I live in Westfield and I like to ride all over the place.


----------



## bvibert (Apr 3, 2009)

MR. evil said:


> How long have I been trying to get you up to B-Street?



Um... all last year??


----------



## BigJay (Apr 3, 2009)

Mostly building and riding around Jay / Montgomery... Hopefully there will be more building this year...

Other then that, i hope i'll get to ride a bit more south towards Stowe, Mad River Valley and Waterbury... will hit Kingdom Trails once or twice... not much more then that... I have to go to Hinesburg also...

We're thinking of driving down south towards southern NH on easter weekend... depending on trail conditions... Anyone has any ideas of things would get rideable anywhere? We'd love to make a combo weekend: Ride on Mont Washington one day... and then drive down for 2 days of biking...


----------



## sLoPeS (Apr 3, 2009)

BigJay said:


> Mostly building and riding around Jay / Montgomery... Hopefully there will be more building this year...
> 
> Other then that, i hope i'll get to ride a bit more south towards Stowe, Mad River Valley and Waterbury... will hit Kingdom Trails once or twice... not much more then that... I have to go to Hinesburg also...
> 
> We're thinking of driving down south towards southern NH on easter weekend... depending on trail conditions... Anyone has any ideas of things would get rideable anywhere? We'd love to make a combo weekend: Ride on Mont Washington one day... and then drive down for 2 days of biking...



Fort Rock/Exeter is some really fun riding in SE NH.  check it out at bikerag.com


----------



## awf170 (Apr 3, 2009)

BigJay said:


> Mostly building and riding around Jay / Montgomery... Hopefully there will be more building this year...
> 
> Other then that, i hope i'll get to ride a bit more south towards Stowe, Mad River Valley and Waterbury... will hit Kingdom Trails once or twice... not much more then that... I have to go to Hinesburg also...
> 
> We're thinking of driving down south towards southern NH on easter weekend... depending on trail conditions... Anyone has any ideas of things would get rideable anywhere? We'd love to make a combo weekend: Ride on Mont Washington one day... and then drive down for 2 days of biking...
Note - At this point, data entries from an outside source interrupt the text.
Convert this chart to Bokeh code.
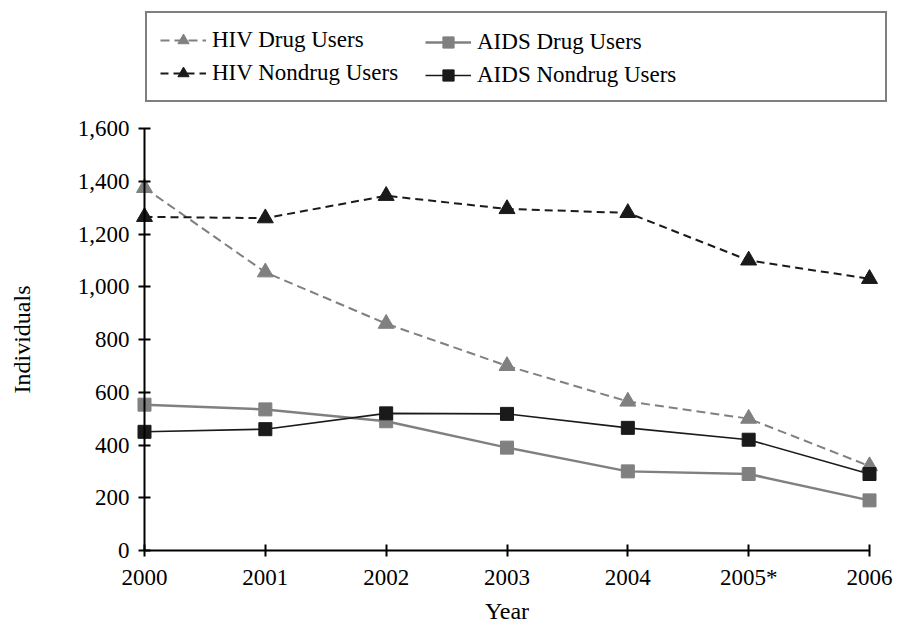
from bokeh.plotting import figure
from bokeh.models import Range1d, FixedTicker, NumeralTickFormatter, Legend, LegendItem
from bokeh.embed import file_html
from bokeh.resources import INLINE

years = [2000, 2001, 2002, 2003, 2004, 2005, 2006]
year_labels = ["2000", "2001", "2002", "2003", "2004", "2005*", "2006"]
hiv_drug = [1375, 1055, 860, 700, 565, 500, 320]
hiv_nondrug = [1265, 1260, 1345, 1295, 1280, 1100, 1030]
aids_drug = [553, 535, 490, 390, 300, 290, 190]
aids_nondrug = [450, 460, 520, 518, 465, 420, 290]
y_ticks = [0, 200, 400, 600, 800, 1000, 1200, 1400, 1600]

FONT = "Liberation Serif"
GRAY = "#808080"
DARK = "#1a1a1a"

W, H = 903, 626
# pixel layout of the axes box inside the canvas
AX_L, AX_R, AX_T, AX_B = 144, 869, 128, 550
xppu = (AX_R - AX_L) / (years[-1] - years[0])
yppu = (AX_B - AX_T) / (y_ticks[-1] - y_ticks[0])
x_rng = Range1d(years[0] - AX_L / xppu, years[-1] + (W - AX_R) / xppu)
y_rng = Range1d(y_ticks[0] - (H - AX_B) / yppu, y_ticks[-1] + AX_T / yppu)

p = figure(width=W, height=H, output_backend="svg", toolbar_location=None,
           x_range=x_rng, y_range=y_rng,
           min_border=0, min_border_left=0, min_border_right=0,
           min_border_top=0, min_border_bottom=0)
p.outline_line_color = None
p.xgrid.visible = False
p.ygrid.visible = False
p.background_fill_color = "white"
p.border_fill_color = "white"

l1 = p.line(years, hiv_drug, line_color=GRAY, line_width=2, line_dash="9 5")
s1 = p.scatter(years, hiv_drug, marker="triangle", size=16, fill_color=GRAY, line_color=GRAY)
l2 = p.line(years, hiv_nondrug, line_color=DARK, line_width=2, line_dash="8 5")
s2 = p.scatter(years, hiv_nondrug, marker="triangle", size=16, fill_color=DARK, line_color=DARK)
l3 = p.line(years, aids_drug, line_color=GRAY, line_width=2.5)
s3 = p.scatter(years, aids_drug, marker="square", size=13, fill_color=GRAY, line_color=GRAY)
l4 = p.line(years, aids_nondrug, line_color=DARK, line_width=1.6)
s4 = p.scatter(years, aids_nondrug, marker="square", size=13, fill_color=DARK, line_color=DARK)

# axes
xa = p.xaxis[0]
xa.ticker = FixedTicker(ticks=years)
xa.major_label_overrides = {y: lab for y, lab in zip(years, year_labels)}
xa.bounds = (years[0], years[-1])
xa.fixed_location = y_ticks[0]
ya = p.yaxis[0]
ya.ticker = FixedTicker(ticks=y_ticks)
ya.formatter = NumeralTickFormatter(format="0,0")
ya.fixed_location = years[0]
ya.bounds = (y_ticks[0], y_ticks[-1])
for ax in (xa, ya):
    ax.axis_line_color = "black"
    ax.axis_line_width = 2
    ax.major_tick_line_color = "black"
    ax.major_tick_line_width = 2
    ax.major_tick_in = 6
    ax.major_tick_out = 6
    ax.minor_tick_line_color = None
    ax.major_label_text_font = FONT
    ax.major_label_text_font_size = "23px"
    ax.major_label_text_color = "black"
    ax.axis_label_text_font = FONT
    ax.axis_label_text_font_size = "24px"
    ax.axis_label_text_font_style = "normal"
    ax.axis_label_text_color = "black"
xa.axis_label = "Year"
xa.major_label_standoff = 8
xa.axis_label_standoff = 5
ya.axis_label = "Individuals"
ya.major_label_standoff = 9
ya.axis_label_standoff = 40

common = dict(glyph_width=46, glyph_height=28, label_height=28, label_standoff=6,
              spacing=5, label_text_font=FONT, label_text_font_size="23px",
              label_text_color="black", margin=0, orientation="vertical")

leg1 = Legend(items=[LegendItem(label="HIV Drug Users", renderers=[l1, s1]),
                     LegendItem(label="HIV Nondrug Users", renderers=[l2, s2])],
              location=(145, H - 102), padding=13, label_width=660,
              border_line_color="black", border_line_width=2,
              background_fill_color="white", background_fill_alpha=1, **common)
leg2 = Legend(items=[LegendItem(label="AIDS Drug Users", renderers=[l3, s3]),
                     LegendItem(label="AIDS Nondrug Users", renderers=[l4, s4])],
              location=(425, H - 89), padding=0,
              border_line_color=None, background_fill_alpha=0, **common)
p.add_layout(leg1, "center")
p.add_layout(leg2, "center")

open("out.html", "w").write(file_html(p, INLINE))
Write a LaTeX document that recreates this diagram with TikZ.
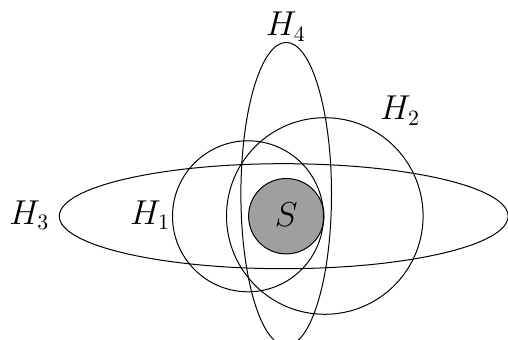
\documentclass[tikz,border=0pt]{standalone}
\begin{document}
\begin{tikzpicture}[x=0.5pt,y=-0.5pt,line width=0.5pt,
  set/.style={draw=black},
  lbl/.style={anchor=base,inner sep=0pt,font=\fontsize{16}{19}\selectfont}]
\useasboundingbox (0,0) rectangle (508,340);
\clip (0,0) rectangle (508,340);
\filldraw[fill=gray!75,draw=black] (286.3,216.2) circle [radius=37.7];
\draw[set] (248,216.3) circle [radius=75.5];
\draw[set] (324.8,216) circle [radius=98.3];
\draw[set] (286.2,194) ellipse [x radius=45.3, y radius=151.6];
\draw[set] (283.7,216.2) ellipse [x radius=224.4, y radius=52.5];
\node[lbl] (S) at (286.3,227) {$S$};
\node[lbl] (h1) at (150,224.3) {$H_1$};
\node[lbl] (h2) at (400,120) {$H_2$};
\node[lbl] (h3) at (29.3,224.3) {$H_3$};
\node[lbl] (h4) at (285.8,36) {$H_4$};
\end{tikzpicture}
\end{document}
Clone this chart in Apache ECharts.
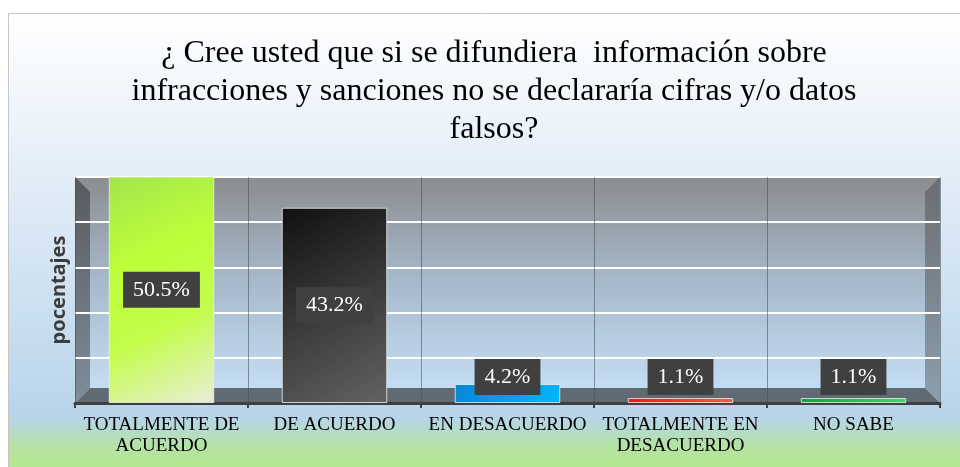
<!DOCTYPE html>
<html>
<head>
<meta charset="utf-8">
<script src="https://cdn.jsdelivr.net/npm/echarts@6/dist/echarts.min.js"></script>
<style>
  html, body { margin: 0; padding: 0; background: #fff; }
  #chart { width: 960px; height: 467px; }
</style>
</head>
<body>
<div id="chart"></div>
<script>
var titleText = '¿ Cree usted que si se difundiera  información sobre\ninfracciones y sanciones no se declararía cifras y/o datos\nfalsos?';
var categories = ['TOTALMENTE DE\nACUERDO', 'DE ACUERDO', 'EN DESACUERDO', 'TOTALMENTE EN\nDESACUERDO', 'NO SABE'];
var values = [50.5, 43.2, 4.2, 1.1, 1.1];
var yTicks = [0, 10, 20, 30, 40, 50];

// colores de cada barra (degradados)
var barStops = [
  [['#a4e44c', 0], ['#bcff3a', 0.35], ['#c4fc4c', 0.65], ['#e9eed8', 1]],
  [['#101010', 0], ['#3a3a3a', 0.5], ['#626262', 1]],
  [['#0a86d6', 0], ['#00b6fa', 1]],
  [['#ff1010', 0], ['#ff5a44', 1]],
  [['#17a03c', 0], ['#46d264', 1]]
];

// plano del grafico
var G = { left: 75, right: 20, top: 177, bottom: 64 };
var W = 960, H = 467, D = 15;
var gx0 = G.left, gx1 = W - G.right, gy0 = G.top, gy1 = H - G.bottom;

function grad(stops, x2, y2) {
  return new echarts.graphic.LinearGradient(0, 0, x2, y2, stops.map(function (s) {
    return { offset: s[1], color: s[0] };
  }));
}

var chart = echarts.init(document.getElementById('chart'), null, { renderer: 'canvas' });

var option = {
  backgroundColor: '#ffffff',
  animation: false,
  title: {
    text: titleText,
    left: 494,
    top: 35,
    padding: 0,
    textAlign: 'center',
    textStyle: {
      fontFamily: 'Liberation Serif',
      fontWeight: 'normal',
      fontSize: 32,
      lineHeight: 38,
      color: '#000'
    }
  },
  graphic: [
    {
      type: 'rect', z: -20,
      shape: { x: 8.5, y: 13.5, width: 980, height: 470 },
      style: {
        fill: new echarts.graphic.LinearGradient(0, 0, 0, 1, [
          { offset: 0, color: '#ffffff' },
          { offset: 0.35, color: '#e2edf8' },
          { offset: 0.86, color: '#b8d4ea' },
          { offset: 0.92, color: '#b4e2a4' },
          { offset: 1, color: '#b4ee80' }
        ]),
        stroke: '#c6c6c6', lineWidth: 1
      }
    },
    {
      type: 'rect', z: -10,
      shape: { x: gx0, y: gy0, width: gx1 - gx0, height: gy1 - gy0 },
      style: {
        fill: new echarts.graphic.LinearGradient(0, 0, 0, 1, [
          { offset: 0, color: '#8b8d90' },
          { offset: 0.45, color: '#a6b8ca' },
          { offset: 1, color: '#c8e2f8' }
        ])
      }
    },
    {
      type: 'polygon', z: -9,
      shape: { points: [[gx0, gy0], [gx0 + D, gy0 + D], [gx0 + D, gy1 - D], [gx0, gy1]] },
      style: {
        fill: new echarts.graphic.LinearGradient(0, 0, 0, 1, [
          { offset: 0, color: '#575a5e' },
          { offset: 1, color: '#7f8d9a' }
        ])
      }
    },
    {
      type: 'polygon', z: -9,
      shape: { points: [[gx1, gy0], [gx1 - D, gy0 + D], [gx1 - D, gy1 - D], [gx1, gy1]] },
      style: {
        fill: new echarts.graphic.LinearGradient(0, 0, 0, 1, [
          { offset: 0, color: '#6a6d71' },
          { offset: 1, color: '#8e9eac' }
        ])
      }
    },
    {
      type: 'polygon', z: -9,
      shape: { points: [[gx0, gy1], [gx0 + D, gy1 - D], [gx1 - D, gy1 - D], [gx1, gy1]] },
      style: { fill: '#5f6a73' }
    }
  ],
  grid: {
    left: G.left, right: G.right, top: G.top, bottom: G.bottom,
    containLabel: false
  },
  xAxis: {
    type: 'category',
    data: categories,
    axisLine: { lineStyle: { color: '#3f3f3f', width: 3 } },
    axisTick: { show: true, length: 5, lineStyle: { color: '#3f3f3f', width: 2 } },
    splitLine: { show: true, lineStyle: { color: 'rgba(70,75,80,0.55)', width: 1 } },
    axisLabel: {
      interval: 0,
      margin: 12,
      color: '#000',
      fontFamily: 'Liberation Serif',
      fontSize: 19,
      lineHeight: 21
    }
  },
  yAxis: {
    type: 'value',
    min: yTicks[0],
    max: yTicks[yTicks.length - 1],
    interval: yTicks[1] - yTicks[0],
    name: 'pocentajes',
    nameLocation: 'middle',
    nameRotate: 90,
    nameGap: 6,
    nameTextStyle: {
      fontFamily: 'Noto Sans',
      fontWeight: 'bold',
      fontSize: 20,
      color: '#3c3c3c'
    },
    axisLine: { show: false },
    axisTick: { show: false },
    axisLabel: { show: false },
    splitLine: { show: true, lineStyle: { color: '#ffffff', width: 2 } }
  },
  series: [{
    type: 'bar',
    barWidth: '61%',
    z: 3,
    data: values.map(function (v, i) {
      var big = v >= 10;
      return {
        value: v,
        itemStyle: {
          color: grad(barStops[i], 1, 1),
          borderColor: 'rgba(235,240,245,0.8)',
          borderWidth: 1
        },
        label: {
          position: big ? 'inside' : 'insideBottom',
          distance: big ? 5 : 8
        }
      };
    }),
    label: {
      show: true,
      formatter: function (p) { return p.value.toFixed(1) + '%'; },
      color: '#ffffff',
      fontFamily: 'Liberation Serif',
      fontSize: 22,
      lineHeight: 22,
      backgroundColor: '#404040',
      padding: [7, 10]
    }
  }]
};

chart.setOption(option);
</script>
</body>
</html>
Lynn Woods dries out very quickly if you feel like driving a little further south.  And of course I would be willing to give a tour.


----------



## Black Phantom (Jun 3, 2010)

awf170 said:


> Lynn Woods dries out very quickly if you feel like driving a little further south.  And of course I would be willing to give a tour.



Do you ever ride at Middlesex Fells?


----------



## arik (Jun 8, 2010)

HO Cook state forest, Colrain, MA


----------



## Warp Daddy (Jun 8, 2010)

Strictly Road biking along the St Lawrence River  and many area backroads on my old hybrid  ( 1993)


----------



## arik (Jun 10, 2010)

Is it OK to mountain bike (in summer) on snowmobile trails? I do it on SAM trails but it occurs to me perhaps the landowners who granted winter snowmobile access aren't expecting people in summer.


----------



## skiboarder (Jun 16, 2010)

Graham Hills in Pleasantville.
Blue Mountain in Peekskill.
Hardscrabble Recreation Area in Briarcliff Manor.
And for road bike, North County Trailway in Westchester.


----------